We do that in a bunch of places, I'll see if that's easy to do.
>
> >
> >>> -};
> >>> -
> >>> static enum bpf_attach_type parse_attach_type(const char *str)
> >>> {
> >>> enum bpf_attach_type type;
> >>>
> >>> for (type = 0; type < __MAX_BPF_ATTACH_TYPE; type++) {
> >>> - if (attach_type_strings[type] &&
> >>> - is_prefix(str, attach_type_strings[type]))

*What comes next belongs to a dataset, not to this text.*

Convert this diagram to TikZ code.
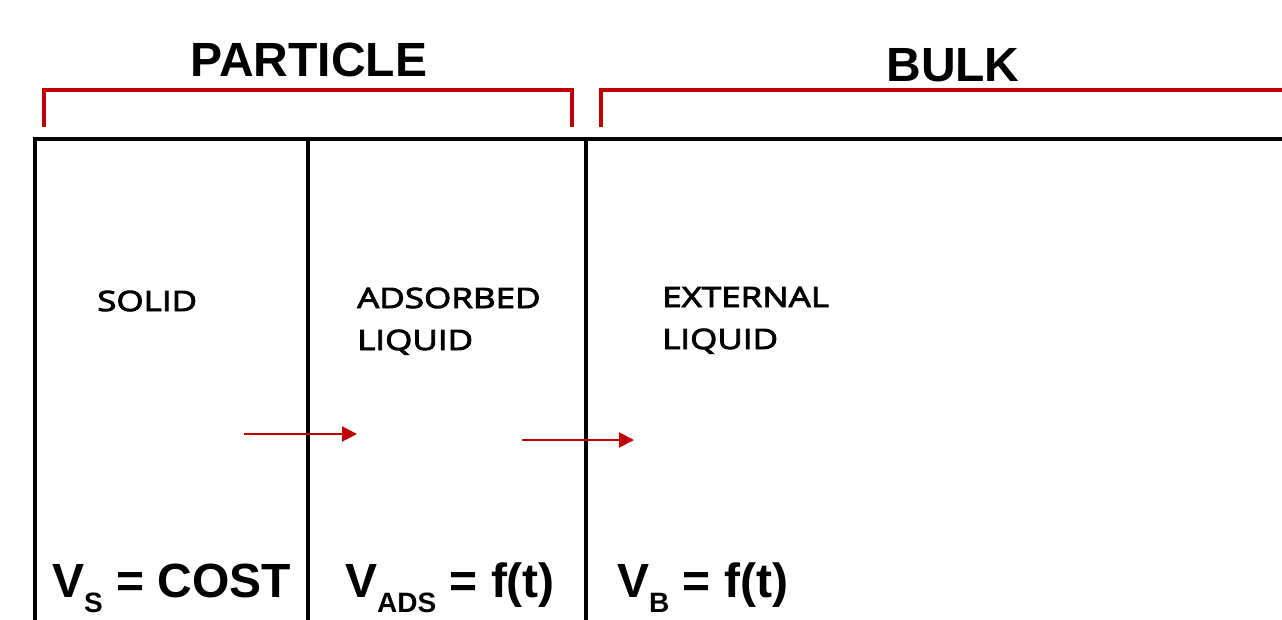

> >>> + if (attach_type_name[type] &&
> >>> + is_prefix(str, attach_type_name[type]))
> >>> return type;
> >>> }
> >>
> >> ... I'm concerned the "attach_type_name[type]" here could segfault if we
> >> add a new attach type to the kernel, but don't report it immediately to
> >> bpftool's array.
> >
> > I don't think so. Here we'll iterate over all possible bpf_attach_type
> > (as far as our copy of UAPI header is concerned, of course). If some
> > of the values don't have entries in attach_type_name array, we'll get
> > back NULL (same as with explicit [__MAX_BPF_ATTACH_TYPE] = NULL, btw),
> > which will get handled properly in the loop. And caller will get back
> > __MAX_BPF_ATTACH_TYPE as bpf_attach_type value. So unless I'm still
> > missing something, it seems to be working exactly the same as before?
> >
> >>
> >> Is there any drawback with keeping the "[__MAX_BPF_ATTACH_TYPE] = NULL"?
> >> Or change here to loop on ARRAY_SIZE(), as you do in your own patch for
> >> link?
> >
> > ARRAY_SIZE() == __MAX_BPF_ATTACH_TYPE, isn't it? Previously ARRAY_SIZE
> > was (__MAX_BPF_ATTACH_TYPE + 1), but I don't think it's necessary?
>
> ARRAY_SIZE() /should/ be equal to __MAX_BPF_ATTACH_TYPE, the concern is
> only if new attach types get added to UAPI header and we forget to add
> them to the array. In that case, the assumption is not longer valid and
> we risk reading out of the array in parse_attach_type(). That was not
> the case before, because we knew that the array was always big enough.
> There was no risk to read beyond index __MAX_BPF_ATTACH_TYPE, there is
> one now to read beyond index BPF_LSM_MAC when new types are added. Or am
> I the one missing something?
Ah, I see what you are saying... I can just declare array as
const char *attach_type_strings[__MAX_BPF_ATTACH_TYPE] = { ... }
to prevent this. There is still this issue of potentially getting back
NULL pointer. But that warrants separate "audit" of the code usage and
fixing appropriately, I don't think it belongs in this patch set.
>
> >
> > The only difference is show_bpf_prog() which now is going to do out of
> > array reads, while previously it would get NULL. But both cases are
> > bad and needs fixing.
> >
>
> Right, nice catch, this needs a fix.